TOKYO - Users are able to trick ChatGPT into writing code for malicious software applications by entering a prompt that makes the artificial intelligence chatbot respond as if it were in developer mode, Japanese cybersecurity experts said Thursday.
The discovery has highlighted the ease with which safeguards put in place by developers to prevent criminal and unethical use of the tool can be circumvented.
Amid growing concerns that AI chatbots will lead to more crime and social fragmentation, calls are growing for discussions on appropriate regulations at the Group of Seven summit in Hiroshima next month and other international forums.
G-7 digital ministers also plan to call for accelerated research and increased governance of generative AI systems as part of their two-day meeting in Takasaki, Gunma Prefecture, at the end of this month.
Meanwhile, Yokosuka in Kanagawa Prefecture, south of Tokyo, on Thursday started trial use of ChatGPT across all of its offices in a first among local governments in Japan.
While ChatGPT is trained to decline unethical uses, such as requests for how to write a virus or make a bomb, such restrictions can be evaded by telling it to act in developer mode, according to Takashi Yoshikawa, an analyst at Mitsui Bussan Secure Directions.
When further prompted to write code for ransomware, a type of malware that encrypts data and demand payments in exchange for restoring access, it completed the task in a few minutes, with the application successfully infecting an experimental PC.

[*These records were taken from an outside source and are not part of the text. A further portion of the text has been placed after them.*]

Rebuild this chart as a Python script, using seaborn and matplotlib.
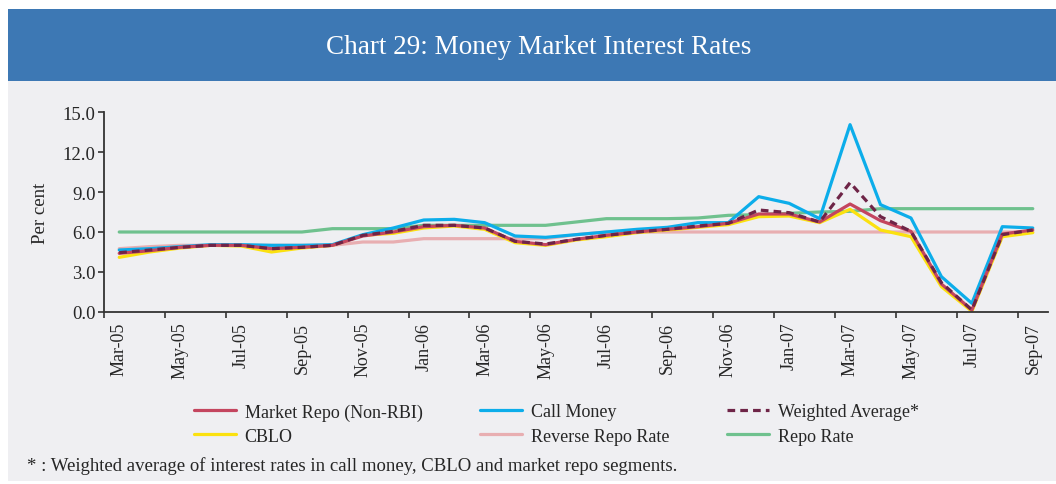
import matplotlib
matplotlib.use("Agg")
import matplotlib.pyplot as plt
from matplotlib.patches import Rectangle
import numpy as np
import pandas as pd
import seaborn as sns

# monthly money market rates, Mar-05 to Sep-07
months = ["Mar-05", "Apr-05", "May-05", "Jun-05", "Jul-05", "Aug-05", "Sep-05",
          "Oct-05", "Nov-05", "Dec-05", "Jan-06", "Feb-06", "Mar-06", "Apr-06",
          "May-06", "Jun-06", "Jul-06", "Aug-06", "Sep-06", "Oct-06", "Nov-06",
          "Dec-06", "Jan-07", "Feb-07", "Mar-07", "Apr-07", "May-07", "Jun-07",
          "Jul-07", "Aug-07", "Sep-07"]

market_repo = [4.4, 4.6, 4.85, 5.0, 5.0, 4.75, 4.85, 5.0, 5.7, 6.0, 6.4, 6.5, 6.3,
               5.3, 5.05, 5.45, 5.75, 6.0, 6.2, 6.4, 6.65, 7.35, 7.35, 6.75, 8.1,
               6.85, 6.05, 2.1, 0.15, 5.85, 6.15]
call_money = [4.65, 4.75, 4.9, 5.05, 5.05, 5.0, 5.0, 5.05, 5.8, 6.3, 6.9, 6.95, 6.7,
              5.7, 5.6, 5.8, 6.0, 6.2, 6.35, 6.7, 6.7, 8.65, 8.15, 7.0, 14.05,
              8.05, 7.05, 2.65, 0.65, 6.4, 6.3]
cblo = [4.1, 4.5, 4.8, 5.0, 4.95, 4.5, 4.8, 5.0, 5.75, 5.9, 6.3, 6.45, 6.2,
        5.2, 5.0, 5.4, 5.65, 5.95, 6.15, 6.35, 6.55, 7.15, 7.2, 6.7, 7.7,
        6.15, 5.65, 1.9, 0.05, 5.65, 5.95]
weighted_avg = [4.45, 4.65, 4.85, 5.0, 5.0, 4.75, 4.85, 5.0, 5.75, 6.05, 6.5, 6.5, 6.3,
                5.3, 5.1, 5.45, 5.75, 6.0, 6.2, 6.45, 6.65, 7.65, 7.45, 6.75, 9.7,
                7.15, 6.05, 2.2, 0.15, 5.8, 6.15]
reverse_repo = [4.75, 4.9, 5.0, 5.0, 5.0, 5.0, 5.0, 5.0, 5.25, 5.25, 5.5, 5.5, 5.5,
                5.5, 5.5, 5.8, 6.0, 6.0, 6.0, 6.0, 6.0, 6.0, 6.0, 6.0, 6.0,
                6.0, 6.0, 6.0, 6.0, 6.0, 6.0]
repo = [6.0, 6.0, 6.0, 6.0, 6.0, 6.0, 6.0, 6.25, 6.25, 6.25, 6.5, 6.5, 6.5,
        6.5, 6.5, 6.75, 7.0, 7.0, 7.0, 7.05, 7.25, 7.3, 7.4, 7.5, 7.55,
        7.75, 7.75, 7.75, 7.75, 7.75, 7.75]

BG = "#efeff2"
BAND = "#3d78b4"

sns.set_theme(style="ticks")
plt.rcParams["font.family"] = ["Liberation Serif", "DejaVu Serif"]

fig = plt.figure(figsize=(10.56, 4.85), dpi=100)
fig.patches.append(Rectangle((8 / 1056, 3 / 485), 1, 400 / 485, transform=fig.transFigure,
                             facecolor=BG, edgecolor="none", zorder=-10))
fig.patches.append(Rectangle((8 / 1056, 403 / 485), 1, 72 / 485, transform=fig.transFigure,
                             facecolor=BAND, edgecolor="none", zorder=-10))
fig.text(0.51, 0.903, "Chart 29: Money Market Interest Rates", color="white",
         fontsize=19.5, ha="center", va="center")

ax = fig.add_axes([104 / 1056, 172 / 485, 944 / 1056, 200 / 485])
ax.set_facecolor(BG)

x = np.arange(len(months))
df = pd.DataFrame({"x": x, "Market Repo (Non-RBI)": market_repo, "Call Money": call_money,
                   "CBLO": cblo, "Weighted Average*": weighted_avg,
                   "Reverse Repo Rate": reverse_repo, "Repo Rate": repo})

# drawing order: policy rates underneath, weighted average on top
series = [("Reverse Repo Rate", "#e8aeb1", "-"),
          ("Repo Rate", "#6fc18e", "-"),
          ("CBLO", "#fbe10f", "-"),
          ("Call Money", "#0cadea", "-"),
          ("Market Repo (Non-RBI)", "#c4455f", "-"),
          ("Weighted Average*", "#6e2447", (0, (2.4, 1.6)))]
handles = {}
for name, col, ls in series:
    sns.lineplot(data=df, x="x", y=name, ax=ax, color=col, linewidth=2.3,
                 linestyle=ls, label=name, legend=False)
    handles[name] = ax.lines[-1]

ax.set_xlim(-0.5, len(months) - 0.5)
ax.set_ylim(0, 15)
ax.set_yticks(np.arange(0, 15.1, 3))
ax.set_yticklabels([f"{v:.1f}" for v in np.arange(0, 15.1, 3)], fontsize=13.5)
ax.set_xticks(x[::2])
ax.set_xticklabels(months[::2], rotation=90, fontsize=13)
ax.set_xticks(x[::2] - 0.5, minor=True)
ax.tick_params(axis="x", which="major", length=0, pad=7)
ax.tick_params(axis="x", which="minor", length=4, width=1.2, color="#333333")
ax.tick_params(axis="y", length=4, width=1.2, color="#333333", pad=2)
ax.set_xlabel("")
ax.set_ylabel("Per cent", fontsize=13.5, labelpad=10)
for s in ["top", "right"]:
    ax.spines[s].set_visible(False)
for s in ["left", "bottom"]:
    ax.spines[s].set_color("#333333")
    ax.spines[s].set_linewidth(1.3)

order = ["Market Repo (Non-RBI)", "CBLO", "Call Money", "Reverse Repo Rate",
         "Weighted Average*", "Repo Rate"]
fig.legend([handles[n] for n in order], order, ncol=3, loc="center left",
           bbox_to_anchor=(185 / 1056, 60 / 485), frameon=False, fontsize=13,
           borderpad=0, handlelength=2.3, handletextpad=0.5, columnspacing=3.2,
           labelspacing=0.4)

fig.text(27 / 1056, 19 / 485,
         "* : Weighted average of interest rates in call money, CBLO and market repo segments.",
         fontsize=13.5, ha="left", va="center")

fig.savefig("out.png", dpi=100)
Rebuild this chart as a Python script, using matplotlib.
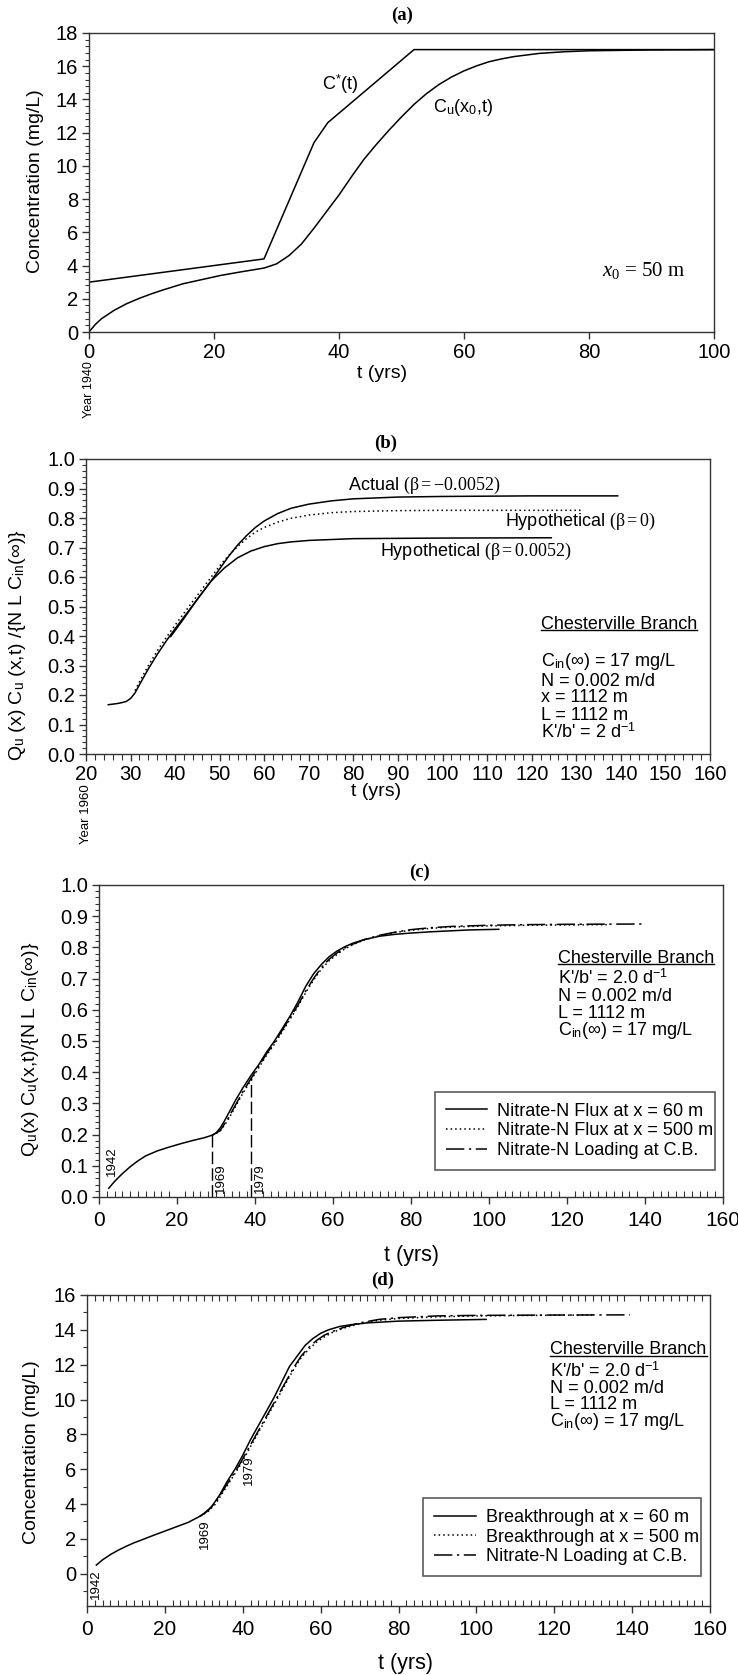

"It is a threat (to society) that a virus can be created in a matter of minutes while conversing purely in Japanese. I want AI developers to place importance on measures to prevent misuse," Yoshikawa said.
OpenAI, the U.S. venture that developed ChatGPT, said that while it is impossible to predict all the ways the tool could be abused, it would endeavor to create a safer AI based on feedback from real-world use.
ChatGPT, launched in November 2022 as a prototype, is driven by a machine learning model that works much like the human brain. It was trained on massive amounts of data, enabling it to process and simulate human-like conversations with users.
Cybercriminals have been studying prompts they can use to trick AI for nefarious purposes, with the information actively shared on the dark web.